A simplified introduction to PyTorch's autograd implementation

Interested in how PyTorch’s autograd works conceptually?

Want to understand how TorchScript can fuse operations even when they are recording gradient?

I put together an executable notebook, Simple Grad, that walks through a pedagogical implementation of autograd that is very similar conceptually to the one PyTorch, but free of all the messy implementation details like defining gradients/autograd in C++. Spending time to understand how this example would should make it easier to read PyTorch’s actual autograd code an make changes to it.


So one thing I’ve been wondering about is whether we should make this type of experiment easier by allowing programmatic access to derivatives.
The “easy” part might be exposing what is in derivatives.yaml / what is generated from it.
The hard part is what to do with the functions in ATen that have “tape-based differentiation”.
This would also enable us to have multiple implementations auf autograd (autograd classic, autodiff, “hacker’s autograd” (ie in Python)) use the same per-operator derivatives.

Best regards


@ezyang and I (among others) have occasionally discussed this, but haven’t solidified on an action. Vaguely, we’ve wanted to rewrite the derivatives in derivatives.yaml to use Python syntax (e.g. each formula is a python function, returns its result and a closure for backward similar to this notebook). Then we would parse the AST and transliterate the formulas to C++ for ‘real’ autograd. Combined with a Python reference for the autograd engine, everything would be much more hackable.

But this requires quite a few steps:

translate derivatives.yaml to python format (automated, but run once with the results checked in) -> translated Python function AST format into C++, replacing functionality of derivatives.yaml (automated, run every build). Then write a reference autograd.

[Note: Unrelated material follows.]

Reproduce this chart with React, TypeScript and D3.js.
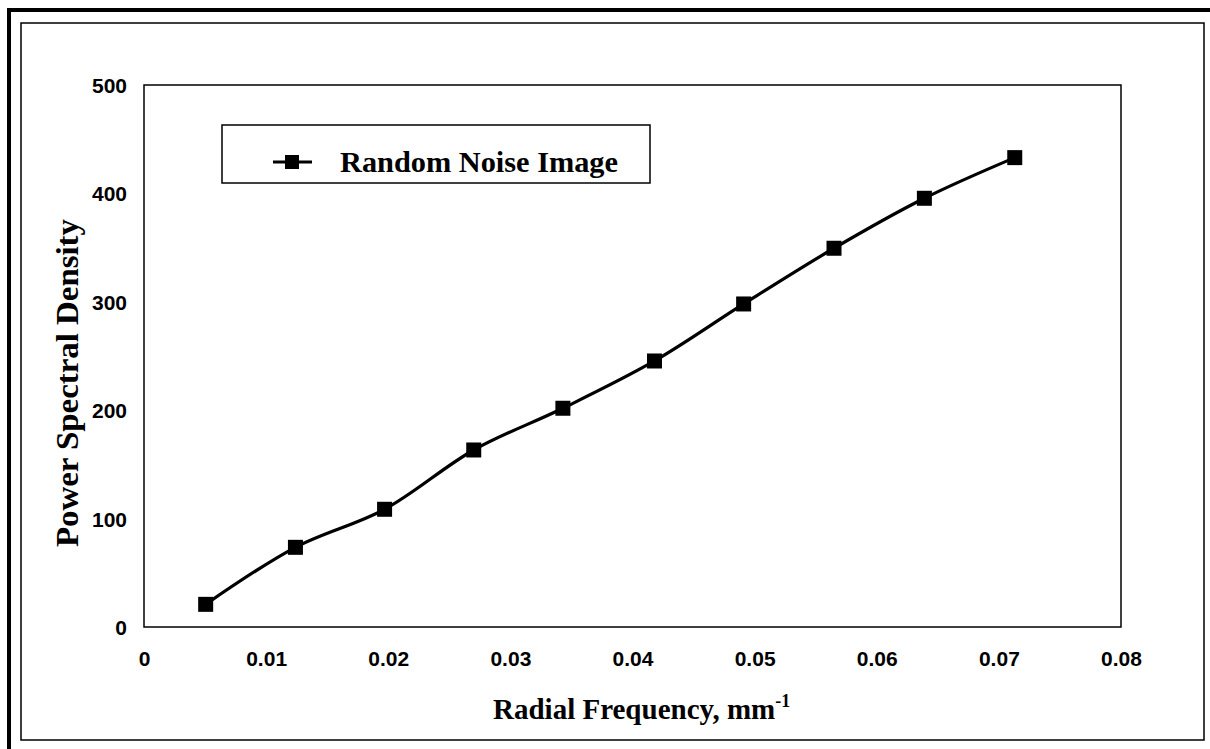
import React, { useEffect, useRef } from "react";
import * as d3 from "d3";

// Radial frequency (mm^-1) and power spectral density of the random noise image
const frequency = [0.00505, 0.0124, 0.0197, 0.027, 0.0343, 0.0418, 0.0491, 0.0565, 0.0639, 0.0713];
const psd = [20.9, 73.5, 108.6, 163.3, 201.8, 245.4, 298, 349.4, 395.5, 433];
const xTicks = [0, 0.01, 0.02, 0.03, 0.04, 0.05, 0.06, 0.07, 0.08];
const yTicks = [0, 100, 200, 300, 400, 500];
const seriesName = "Random Noise Image";

const W = 1210;
const H = 749;
const plot = { left: 144, top: 85, right: 1121, bottom: 627 };
const sans = "'Liberation Sans', Arial, Helvetica, sans-serif";
const serif = "'Liberation Serif', 'Times New Roman', Times, serif";

export default function App() {
  const ref = useRef<SVGSVGElement | null>(null);

  useEffect(() => {
    const svg = d3.select(ref.current);
    svg.selectAll("*").remove();

    const x = d3.scaleLinear().domain([0, 0.08]).range([plot.left, plot.right]);
    const y = d3.scaleLinear().domain([0, 500]).range([plot.bottom, plot.top]);

    svg.append("rect").attr("width", W).attr("height", H).attr("fill", "#fff");

    // outer heavy frame and inner thin frame
    svg.append("rect")
      .attr("x", 9).attr("y", 10).attr("width", W + 20).attr("height", H + 20)
      .attr("fill", "none").attr("stroke", "#000").attr("stroke-width", 4);
    svg.append("rect")
      .attr("x", 21).attr("y", 23).attr("width", 1204 - 21).attr("height", 740 - 23)
      .attr("fill", "none").attr("stroke", "#000").attr("stroke-width", 1.5);

    // plot area border
    svg.append("rect")
      .attr("x", plot.left).attr("y", plot.top)
      .attr("width", plot.right - plot.left).attr("height", plot.bottom - plot.top)
      .attr("fill", "none").attr("stroke", "#000").attr("stroke-width", 1.5);

    // x axis labels
    const xAxis = d3.axisBottom(x).tickValues(xTicks).tickSize(0).tickPadding(0)
      .tickFormat((d) => (d === 0 ? "0" : d3.format(".2f")(d as number)));
    const gx = svg.append("g").attr("transform", `translate(0,${plot.bottom})`).call(xAxis);
    gx.select(".domain").remove();
    gx.selectAll("text")
      .attr("y", 39).attr("dy", null)
      .attr("font-family", sans).attr("font-size", 21).attr("font-weight", "bold").attr("fill", "#000");

    // y axis labels
    const yAxis = d3.axisLeft(y).tickValues(yTicks).tickSize(0).tickPadding(0).tickFormat(d3.format("d"));
    const gy = svg.append("g").attr("transform", `translate(127,0)`).call(yAxis);
    gy.select(".domain").remove();
    gy.selectAll("text")
      .attr("x", 0).attr("dy", "0.36em")
      .attr("font-family", sans).attr("font-size", 21).attr("font-weight", "bold").attr("fill", "#000");

    // series line
    const pts: [number, number][] = frequency.map((f, i) => [f, psd[i]]);
    const line = d3.line<[number, number]>()
      .x((d) => x(d[0])).y((d) => y(d[1]))
      .curve(d3.curveCatmullRom.alpha(0.5));
    svg.append("path").datum(pts)
      .attr("d", line).attr("fill", "none").attr("stroke", "#000").attr("stroke-width", 3.2);

    const s = 15;
    svg.append("g").selectAll("rect").data(pts).join("rect")
      .attr("x", (d) => x(d[0]) - s / 2).attr("y", (d) => y(d[1]) - s / 2)
      .attr("width", s).attr("height", s).attr("fill", "#000");

    // legend
    const lg = svg.append("g");
    lg.append("rect")
      .attr("x", 222).attr("y", 125).attr("width", 650 - 222).attr("height", 183 - 125)
      .attr("fill", "#fff").attr("stroke", "#000").attr("stroke-width", 1.5);
    lg.append("line").attr("x1", 273).attr("x2", 312).attr("y1", 162).attr("y2", 162)
      .attr("stroke", "#000").attr("stroke-width", 3.2);
    lg.append("rect").attr("x", 292 - 7).attr("y", 162 - 7).attr("width", 14).attr("height", 14).attr("fill", "#000");
    lg.append("text").attr("x", 340).attr("y", 172)
      .attr("font-family", serif).attr("font-size", 30).attr("font-weight", "bold")
      .attr("textLength", 278).attr("lengthAdjust", "spacingAndGlyphs")
      .text(seriesName);

    // axis titles
    const xt = svg.append("text").attr("x", 493).attr("y", 719)
      .attr("font-family", serif).attr("font-size", 29).attr("font-weight", "bold");
    xt.append("tspan").text("Radial Frequency, mm");
    xt.append("tspan").attr("dy", -12).attr("font-size", 18).text("-1");

    svg.append("text")
      .attr("transform", `translate(78,383) rotate(-90)`)
      .attr("text-anchor", "middle")
      .attr("font-family", serif).attr("font-size", 31).attr("font-weight", "bold")
      .attr("textLength", 328).attr("lengthAdjust", "spacingAndGlyphs")
      .text("Power Spectral Density");
  }, []);

  return (
    <svg ref={ref} width={W} height={H} style={{ position: "absolute", left: 0, top: 0, display: "block" }} />
  );
}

Note that while this is nice to read, it is dangerous when considering double backward.
In particular, it is very easy for the user to capture an intermediary result from the forward (that is not an output) and use it in the backward. Doing so would make the double backward wrong.
The current derivatives.yaml prevent this by design as only the input and outputs are available to the user to compute the backward!

Right! I don’t think checking this would be an insurmountable obstacle, though, so it might not be too bad. This trap is already set up with symbolic script, too.

Best regards


I think the idea would be to look at the Python AST to sort out captures and make them into proper ‘SavedVariables’ when needed. This could be done both for the C++ transliteration and as a AST → AST transform done as an annotation for the Python stuff itself. Obviously it would need to be quite limited to keep it simple.

You need more than that! You need them to be output of the forward. Because we need a way to compute the gradients for them!
The users needs to tell us what we should do for the gradients coming for these intermediary!

In the jit autodiff, there is a lot of work to make that work by making these outputs of the Node and then hiding these extra outputs before returning to the user.